:: INPUT FOR THIS TASK

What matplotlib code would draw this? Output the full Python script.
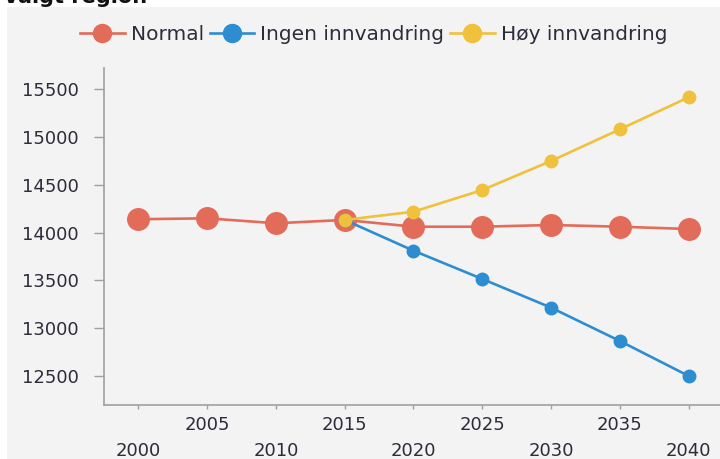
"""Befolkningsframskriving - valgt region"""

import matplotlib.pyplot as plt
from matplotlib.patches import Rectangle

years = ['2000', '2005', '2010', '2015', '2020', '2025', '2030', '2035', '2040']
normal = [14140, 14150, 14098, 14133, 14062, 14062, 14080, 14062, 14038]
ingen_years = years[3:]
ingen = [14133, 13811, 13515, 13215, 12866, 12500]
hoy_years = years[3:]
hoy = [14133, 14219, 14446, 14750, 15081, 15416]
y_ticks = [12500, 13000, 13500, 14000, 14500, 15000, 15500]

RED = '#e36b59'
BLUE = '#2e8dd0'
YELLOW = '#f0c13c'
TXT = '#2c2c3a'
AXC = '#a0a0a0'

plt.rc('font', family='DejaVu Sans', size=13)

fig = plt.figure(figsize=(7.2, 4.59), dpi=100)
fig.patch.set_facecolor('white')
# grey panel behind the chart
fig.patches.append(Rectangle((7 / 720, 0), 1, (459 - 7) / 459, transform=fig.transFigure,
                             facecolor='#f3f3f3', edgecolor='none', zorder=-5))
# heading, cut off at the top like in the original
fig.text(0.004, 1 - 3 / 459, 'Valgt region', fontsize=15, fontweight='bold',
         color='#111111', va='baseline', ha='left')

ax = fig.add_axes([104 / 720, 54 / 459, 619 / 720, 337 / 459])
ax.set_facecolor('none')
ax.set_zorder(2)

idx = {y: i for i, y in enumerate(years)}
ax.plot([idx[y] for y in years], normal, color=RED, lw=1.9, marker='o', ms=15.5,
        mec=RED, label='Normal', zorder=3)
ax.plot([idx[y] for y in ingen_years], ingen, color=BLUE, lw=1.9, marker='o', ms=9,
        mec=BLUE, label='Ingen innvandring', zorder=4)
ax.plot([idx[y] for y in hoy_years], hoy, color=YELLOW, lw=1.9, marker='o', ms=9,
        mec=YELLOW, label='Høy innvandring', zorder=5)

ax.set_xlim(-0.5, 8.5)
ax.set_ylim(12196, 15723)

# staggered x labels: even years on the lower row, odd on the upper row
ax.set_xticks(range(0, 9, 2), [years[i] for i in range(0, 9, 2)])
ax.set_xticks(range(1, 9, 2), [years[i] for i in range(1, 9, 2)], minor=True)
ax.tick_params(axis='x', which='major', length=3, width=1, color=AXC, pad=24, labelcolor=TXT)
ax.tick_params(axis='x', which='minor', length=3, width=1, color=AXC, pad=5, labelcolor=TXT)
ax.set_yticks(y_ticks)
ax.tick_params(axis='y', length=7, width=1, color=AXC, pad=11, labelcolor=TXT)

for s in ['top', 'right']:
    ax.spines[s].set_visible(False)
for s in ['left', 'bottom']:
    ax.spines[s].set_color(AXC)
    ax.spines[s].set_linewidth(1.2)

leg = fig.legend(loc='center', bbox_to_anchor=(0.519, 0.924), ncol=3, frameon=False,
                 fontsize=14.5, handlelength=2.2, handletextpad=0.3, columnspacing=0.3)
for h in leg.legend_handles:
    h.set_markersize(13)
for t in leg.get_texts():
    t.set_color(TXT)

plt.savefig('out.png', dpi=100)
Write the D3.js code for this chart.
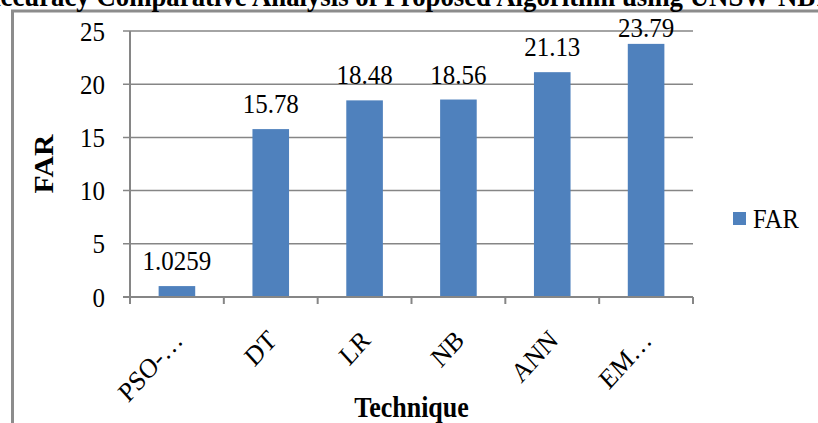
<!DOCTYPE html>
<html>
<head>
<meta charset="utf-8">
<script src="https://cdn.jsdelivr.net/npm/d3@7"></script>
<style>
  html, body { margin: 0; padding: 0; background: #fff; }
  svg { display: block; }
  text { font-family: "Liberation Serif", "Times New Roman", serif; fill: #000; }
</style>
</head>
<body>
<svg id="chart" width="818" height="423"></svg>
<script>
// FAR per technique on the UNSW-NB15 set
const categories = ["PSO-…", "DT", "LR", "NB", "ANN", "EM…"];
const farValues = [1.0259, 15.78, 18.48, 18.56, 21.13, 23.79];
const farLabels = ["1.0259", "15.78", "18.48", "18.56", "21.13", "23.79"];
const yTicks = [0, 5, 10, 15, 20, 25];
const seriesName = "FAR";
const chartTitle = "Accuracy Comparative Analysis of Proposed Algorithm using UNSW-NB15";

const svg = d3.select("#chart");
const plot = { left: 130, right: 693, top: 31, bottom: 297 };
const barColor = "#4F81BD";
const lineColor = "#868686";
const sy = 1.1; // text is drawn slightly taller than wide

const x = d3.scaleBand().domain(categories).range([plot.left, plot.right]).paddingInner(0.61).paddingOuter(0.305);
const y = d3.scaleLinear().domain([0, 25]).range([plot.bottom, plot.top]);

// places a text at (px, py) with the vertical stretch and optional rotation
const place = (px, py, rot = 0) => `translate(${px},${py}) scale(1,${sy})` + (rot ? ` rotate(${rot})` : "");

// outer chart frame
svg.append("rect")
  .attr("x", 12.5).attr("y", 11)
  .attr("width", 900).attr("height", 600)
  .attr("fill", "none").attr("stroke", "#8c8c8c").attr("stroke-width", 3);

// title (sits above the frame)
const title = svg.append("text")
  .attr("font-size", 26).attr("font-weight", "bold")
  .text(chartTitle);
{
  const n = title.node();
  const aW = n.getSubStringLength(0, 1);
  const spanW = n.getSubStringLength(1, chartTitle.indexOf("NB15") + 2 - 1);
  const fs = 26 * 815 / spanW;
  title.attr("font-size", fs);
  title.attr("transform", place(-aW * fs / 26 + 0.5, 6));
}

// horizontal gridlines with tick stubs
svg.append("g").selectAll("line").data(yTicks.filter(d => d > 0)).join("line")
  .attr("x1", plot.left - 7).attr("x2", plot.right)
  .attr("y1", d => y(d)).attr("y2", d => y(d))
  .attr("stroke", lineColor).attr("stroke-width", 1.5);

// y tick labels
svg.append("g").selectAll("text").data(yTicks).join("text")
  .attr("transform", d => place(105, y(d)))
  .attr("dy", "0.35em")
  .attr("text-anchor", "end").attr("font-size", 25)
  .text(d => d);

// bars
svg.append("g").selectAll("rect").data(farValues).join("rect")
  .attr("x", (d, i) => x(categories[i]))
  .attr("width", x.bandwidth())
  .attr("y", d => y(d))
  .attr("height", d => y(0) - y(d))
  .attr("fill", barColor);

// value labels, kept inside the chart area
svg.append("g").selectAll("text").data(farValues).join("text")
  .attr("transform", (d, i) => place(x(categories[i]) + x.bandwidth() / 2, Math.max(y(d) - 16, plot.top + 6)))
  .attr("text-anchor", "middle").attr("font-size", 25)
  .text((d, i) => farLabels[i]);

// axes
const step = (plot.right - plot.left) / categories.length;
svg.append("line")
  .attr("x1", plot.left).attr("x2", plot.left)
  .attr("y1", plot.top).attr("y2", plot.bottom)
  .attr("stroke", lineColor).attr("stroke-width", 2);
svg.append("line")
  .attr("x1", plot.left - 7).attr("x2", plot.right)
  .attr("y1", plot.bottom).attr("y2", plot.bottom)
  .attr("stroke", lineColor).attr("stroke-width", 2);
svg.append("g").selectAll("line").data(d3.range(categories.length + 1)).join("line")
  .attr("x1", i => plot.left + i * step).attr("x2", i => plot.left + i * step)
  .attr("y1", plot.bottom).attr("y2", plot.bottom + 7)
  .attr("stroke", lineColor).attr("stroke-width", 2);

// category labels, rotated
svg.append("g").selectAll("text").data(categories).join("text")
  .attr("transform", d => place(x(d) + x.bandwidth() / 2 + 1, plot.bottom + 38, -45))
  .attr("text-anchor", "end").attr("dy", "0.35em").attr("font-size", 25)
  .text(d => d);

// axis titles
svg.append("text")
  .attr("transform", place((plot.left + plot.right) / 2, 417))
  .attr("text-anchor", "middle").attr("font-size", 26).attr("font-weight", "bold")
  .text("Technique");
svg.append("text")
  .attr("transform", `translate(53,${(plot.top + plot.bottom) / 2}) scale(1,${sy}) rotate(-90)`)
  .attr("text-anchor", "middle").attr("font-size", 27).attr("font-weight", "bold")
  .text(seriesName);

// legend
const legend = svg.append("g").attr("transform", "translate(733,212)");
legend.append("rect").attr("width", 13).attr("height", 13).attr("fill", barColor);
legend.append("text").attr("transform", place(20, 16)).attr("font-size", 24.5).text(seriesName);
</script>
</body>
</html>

::::

= GIVEN TASK =
Return only the lines from the start of the data through the line that contains "plt.rc('font', family='DejaVu Sans', size=13)", please, copying them exactly and omitting all pictures.

= FULL SOLUTION =
What matplotlib code would draw this? Output the full Python script.
"""Befolkningsframskriving - valgt region"""

import matplotlib.pyplot as plt
from matplotlib.patches import Rectangle

years = ['2000', '2005', '2010', '2015', '2020', '2025', '2030', '2035', '2040']
normal = [14140, 14150, 14098, 14133, 14062, 14062, 14080, 14062, 14038]
ingen_years = years[3:]
ingen = [14133, 13811, 13515, 13215, 12866, 12500]
hoy_years = years[3:]
hoy = [14133, 14219, 14446, 14750, 15081, 15416]
y_ticks = [12500, 13000, 13500, 14000, 14500, 15000, 15500]

RED = '#e36b59'
BLUE = '#2e8dd0'
YELLOW = '#f0c13c'
TXT = '#2c2c3a'
AXC = '#a0a0a0'

plt.rc('font', family='DejaVu Sans', size=13)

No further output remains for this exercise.